What you should do:
Your task is to retype, word for word, the lines from the start of the data through the line holding "a_yticks = [0, 5, 10, 15, 20]". Do not include the pictures.
►
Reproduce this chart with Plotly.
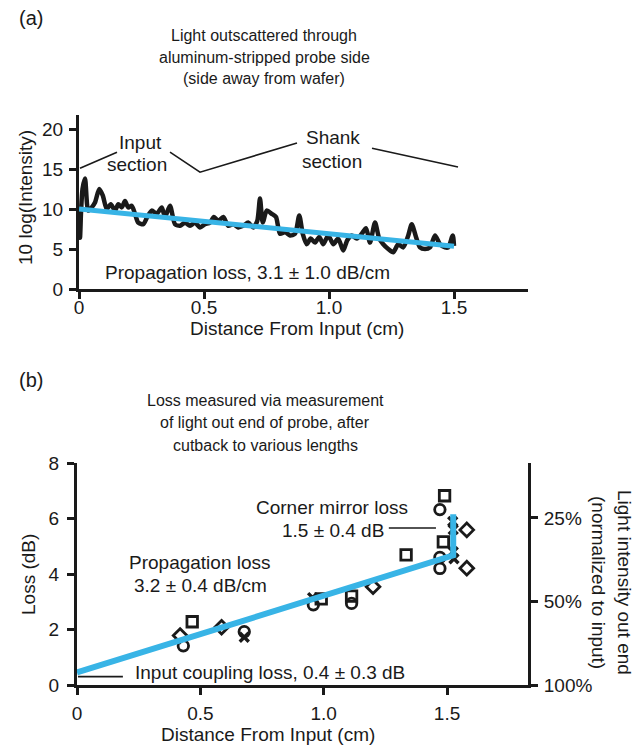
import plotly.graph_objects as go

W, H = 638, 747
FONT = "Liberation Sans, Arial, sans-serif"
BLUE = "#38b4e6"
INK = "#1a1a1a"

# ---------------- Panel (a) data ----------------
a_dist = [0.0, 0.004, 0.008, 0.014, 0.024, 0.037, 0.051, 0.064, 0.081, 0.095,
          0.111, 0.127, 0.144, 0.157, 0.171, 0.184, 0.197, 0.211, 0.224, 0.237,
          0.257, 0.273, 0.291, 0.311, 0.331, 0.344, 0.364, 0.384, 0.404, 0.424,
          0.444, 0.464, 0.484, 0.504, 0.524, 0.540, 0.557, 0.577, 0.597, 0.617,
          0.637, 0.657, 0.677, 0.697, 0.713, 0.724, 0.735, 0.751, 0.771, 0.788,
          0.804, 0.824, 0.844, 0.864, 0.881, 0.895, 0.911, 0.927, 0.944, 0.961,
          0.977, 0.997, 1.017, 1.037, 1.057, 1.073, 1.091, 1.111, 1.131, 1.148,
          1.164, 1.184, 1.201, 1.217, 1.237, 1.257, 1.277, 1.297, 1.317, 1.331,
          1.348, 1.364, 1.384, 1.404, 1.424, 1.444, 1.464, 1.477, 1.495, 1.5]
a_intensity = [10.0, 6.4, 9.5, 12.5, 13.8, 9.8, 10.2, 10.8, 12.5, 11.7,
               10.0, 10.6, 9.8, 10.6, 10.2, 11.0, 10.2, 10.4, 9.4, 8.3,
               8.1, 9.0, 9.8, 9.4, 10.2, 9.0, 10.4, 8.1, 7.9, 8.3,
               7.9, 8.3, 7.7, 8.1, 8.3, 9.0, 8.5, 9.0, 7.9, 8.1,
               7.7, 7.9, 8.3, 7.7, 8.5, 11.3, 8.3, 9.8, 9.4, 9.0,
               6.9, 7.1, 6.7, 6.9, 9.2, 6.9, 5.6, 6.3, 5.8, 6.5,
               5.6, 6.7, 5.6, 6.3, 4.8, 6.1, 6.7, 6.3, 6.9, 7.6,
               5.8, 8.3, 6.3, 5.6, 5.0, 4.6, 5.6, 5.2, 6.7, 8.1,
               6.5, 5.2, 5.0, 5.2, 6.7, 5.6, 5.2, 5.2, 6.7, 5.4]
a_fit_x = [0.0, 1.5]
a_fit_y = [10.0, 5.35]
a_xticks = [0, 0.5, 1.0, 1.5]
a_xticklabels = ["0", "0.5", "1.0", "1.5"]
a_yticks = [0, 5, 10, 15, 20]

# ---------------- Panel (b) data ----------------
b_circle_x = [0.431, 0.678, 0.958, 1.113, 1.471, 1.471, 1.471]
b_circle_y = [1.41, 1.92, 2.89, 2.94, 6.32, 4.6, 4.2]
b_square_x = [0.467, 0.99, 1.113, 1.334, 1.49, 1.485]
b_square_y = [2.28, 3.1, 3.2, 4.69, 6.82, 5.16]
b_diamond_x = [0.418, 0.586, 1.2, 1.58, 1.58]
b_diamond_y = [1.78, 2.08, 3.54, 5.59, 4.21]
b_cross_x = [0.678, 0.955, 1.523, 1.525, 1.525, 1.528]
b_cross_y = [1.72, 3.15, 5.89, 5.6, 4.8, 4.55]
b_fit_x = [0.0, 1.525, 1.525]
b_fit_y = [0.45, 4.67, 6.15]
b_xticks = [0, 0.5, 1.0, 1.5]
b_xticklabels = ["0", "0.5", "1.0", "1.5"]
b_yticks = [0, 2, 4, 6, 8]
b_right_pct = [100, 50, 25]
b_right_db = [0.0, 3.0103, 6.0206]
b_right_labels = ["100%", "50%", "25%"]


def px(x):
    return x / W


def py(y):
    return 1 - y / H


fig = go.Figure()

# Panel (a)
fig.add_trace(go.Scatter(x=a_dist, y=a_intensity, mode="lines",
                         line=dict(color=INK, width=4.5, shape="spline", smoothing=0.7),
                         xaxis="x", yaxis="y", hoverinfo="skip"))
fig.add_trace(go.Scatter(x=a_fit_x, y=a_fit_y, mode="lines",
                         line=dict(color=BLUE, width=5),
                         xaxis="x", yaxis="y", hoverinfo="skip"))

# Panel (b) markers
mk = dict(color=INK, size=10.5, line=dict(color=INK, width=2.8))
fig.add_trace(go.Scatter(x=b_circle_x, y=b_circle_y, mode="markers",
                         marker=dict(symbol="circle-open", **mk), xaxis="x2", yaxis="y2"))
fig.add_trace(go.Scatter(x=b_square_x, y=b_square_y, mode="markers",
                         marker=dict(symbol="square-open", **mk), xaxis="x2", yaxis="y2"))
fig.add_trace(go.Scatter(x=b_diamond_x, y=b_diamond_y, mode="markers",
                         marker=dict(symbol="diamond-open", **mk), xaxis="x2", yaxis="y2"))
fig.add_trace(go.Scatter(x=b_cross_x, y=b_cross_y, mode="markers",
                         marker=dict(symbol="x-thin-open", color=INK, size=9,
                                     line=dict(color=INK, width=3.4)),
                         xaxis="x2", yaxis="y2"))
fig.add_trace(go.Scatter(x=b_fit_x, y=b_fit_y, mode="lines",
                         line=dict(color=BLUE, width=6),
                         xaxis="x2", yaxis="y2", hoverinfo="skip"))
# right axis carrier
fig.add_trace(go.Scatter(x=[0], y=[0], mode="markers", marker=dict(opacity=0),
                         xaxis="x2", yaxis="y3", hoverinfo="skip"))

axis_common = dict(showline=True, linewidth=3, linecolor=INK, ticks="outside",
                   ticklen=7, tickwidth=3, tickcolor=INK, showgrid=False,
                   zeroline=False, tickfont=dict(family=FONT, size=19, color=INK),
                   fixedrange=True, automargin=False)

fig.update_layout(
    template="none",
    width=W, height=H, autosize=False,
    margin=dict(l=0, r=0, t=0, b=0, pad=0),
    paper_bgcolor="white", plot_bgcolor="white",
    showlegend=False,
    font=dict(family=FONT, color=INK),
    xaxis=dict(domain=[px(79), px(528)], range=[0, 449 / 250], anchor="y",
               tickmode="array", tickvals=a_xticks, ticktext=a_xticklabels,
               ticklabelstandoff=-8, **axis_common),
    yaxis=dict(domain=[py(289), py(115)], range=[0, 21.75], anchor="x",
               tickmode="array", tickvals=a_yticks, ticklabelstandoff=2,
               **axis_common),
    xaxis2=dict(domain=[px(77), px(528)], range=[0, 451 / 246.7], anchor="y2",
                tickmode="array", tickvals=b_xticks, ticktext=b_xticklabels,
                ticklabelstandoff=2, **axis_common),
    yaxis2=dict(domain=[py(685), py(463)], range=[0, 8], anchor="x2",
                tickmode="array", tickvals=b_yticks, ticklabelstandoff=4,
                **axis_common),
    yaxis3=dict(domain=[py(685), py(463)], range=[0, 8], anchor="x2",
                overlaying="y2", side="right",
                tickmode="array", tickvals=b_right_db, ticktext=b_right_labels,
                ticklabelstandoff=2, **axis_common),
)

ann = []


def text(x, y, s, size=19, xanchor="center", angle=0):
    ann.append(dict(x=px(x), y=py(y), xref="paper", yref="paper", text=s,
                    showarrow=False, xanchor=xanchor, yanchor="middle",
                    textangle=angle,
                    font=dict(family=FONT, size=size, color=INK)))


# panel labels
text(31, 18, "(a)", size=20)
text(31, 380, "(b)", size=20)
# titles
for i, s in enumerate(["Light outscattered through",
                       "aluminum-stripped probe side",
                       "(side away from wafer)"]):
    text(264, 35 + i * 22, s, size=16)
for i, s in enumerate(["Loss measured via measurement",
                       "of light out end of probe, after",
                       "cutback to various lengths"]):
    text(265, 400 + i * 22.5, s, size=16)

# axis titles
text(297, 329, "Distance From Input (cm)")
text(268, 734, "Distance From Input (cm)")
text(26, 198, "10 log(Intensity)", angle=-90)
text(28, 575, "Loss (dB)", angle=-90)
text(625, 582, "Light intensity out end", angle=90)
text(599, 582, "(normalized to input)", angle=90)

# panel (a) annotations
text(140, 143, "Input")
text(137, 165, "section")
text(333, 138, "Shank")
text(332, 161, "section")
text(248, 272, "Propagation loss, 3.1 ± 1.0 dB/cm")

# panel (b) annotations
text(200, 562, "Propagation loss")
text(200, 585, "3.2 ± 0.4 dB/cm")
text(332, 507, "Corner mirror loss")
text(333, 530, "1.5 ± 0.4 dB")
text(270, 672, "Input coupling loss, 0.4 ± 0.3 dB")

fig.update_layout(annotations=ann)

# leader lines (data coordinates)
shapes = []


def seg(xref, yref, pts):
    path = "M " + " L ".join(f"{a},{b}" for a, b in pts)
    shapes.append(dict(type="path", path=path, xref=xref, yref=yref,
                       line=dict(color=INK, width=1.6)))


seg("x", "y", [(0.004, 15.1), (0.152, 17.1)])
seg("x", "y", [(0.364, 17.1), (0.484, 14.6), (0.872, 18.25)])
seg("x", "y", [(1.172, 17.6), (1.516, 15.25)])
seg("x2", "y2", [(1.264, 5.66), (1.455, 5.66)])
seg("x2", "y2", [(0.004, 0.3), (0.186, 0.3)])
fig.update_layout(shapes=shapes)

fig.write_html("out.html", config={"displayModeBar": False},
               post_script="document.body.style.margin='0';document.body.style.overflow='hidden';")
◄
The solution:
Reproduce this chart with Plotly.
import plotly.graph_objects as go

W, H = 638, 747
FONT = "Liberation Sans, Arial, sans-serif"
BLUE = "#38b4e6"
INK = "#1a1a1a"

# ---------------- Panel (a) data ----------------
a_dist = [0.0, 0.004, 0.008, 0.014, 0.024, 0.037, 0.051, 0.064, 0.081, 0.095,
          0.111, 0.127, 0.144, 0.157, 0.171, 0.184, 0.197, 0.211, 0.224, 0.237,
          0.257, 0.273, 0.291, 0.311, 0.331, 0.344, 0.364, 0.384, 0.404, 0.424,
          0.444, 0.464, 0.484, 0.504, 0.524, 0.540, 0.557, 0.577, 0.597, 0.617,
          0.637, 0.657, 0.677, 0.697, 0.713, 0.724, 0.735, 0.751, 0.771, 0.788,
          0.804, 0.824, 0.844, 0.864, 0.881, 0.895, 0.911, 0.927, 0.944, 0.961,
          0.977, 0.997, 1.017, 1.037, 1.057, 1.073, 1.091, 1.111, 1.131, 1.148,
          1.164, 1.184, 1.201, 1.217, 1.237, 1.257, 1.277, 1.297, 1.317, 1.331,
          1.348, 1.364, 1.384, 1.404, 1.424, 1.444, 1.464, 1.477, 1.495, 1.5]
a_intensity = [10.0, 6.4, 9.5, 12.5, 13.8, 9.8, 10.2, 10.8, 12.5, 11.7,
               10.0, 10.6, 9.8, 10.6, 10.2, 11.0, 10.2, 10.4, 9.4, 8.3,
               8.1, 9.0, 9.8, 9.4, 10.2, 9.0, 10.4, 8.1, 7.9, 8.3,
               7.9, 8.3, 7.7, 8.1, 8.3, 9.0, 8.5, 9.0, 7.9, 8.1,
               7.7, 7.9, 8.3, 7.7, 8.5, 11.3, 8.3, 9.8, 9.4, 9.0,
               6.9, 7.1, 6.7, 6.9, 9.2, 6.9, 5.6, 6.3, 5.8, 6.5,
               5.6, 6.7, 5.6, 6.3, 4.8, 6.1, 6.7, 6.3, 6.9, 7.6,
               5.8, 8.3, 6.3, 5.6, 5.0, 4.6, 5.6, 5.2, 6.7, 8.1,
               6.5, 5.2, 5.0, 5.2, 6.7, 5.6, 5.2, 5.2, 6.7, 5.4]
a_fit_x = [0.0, 1.5]
a_fit_y = [10.0, 5.35]
a_xticks = [0, 0.5, 1.0, 1.5]
a_xticklabels = ["0", "0.5", "1.0", "1.5"]
a_yticks = [0, 5, 10, 15, 20]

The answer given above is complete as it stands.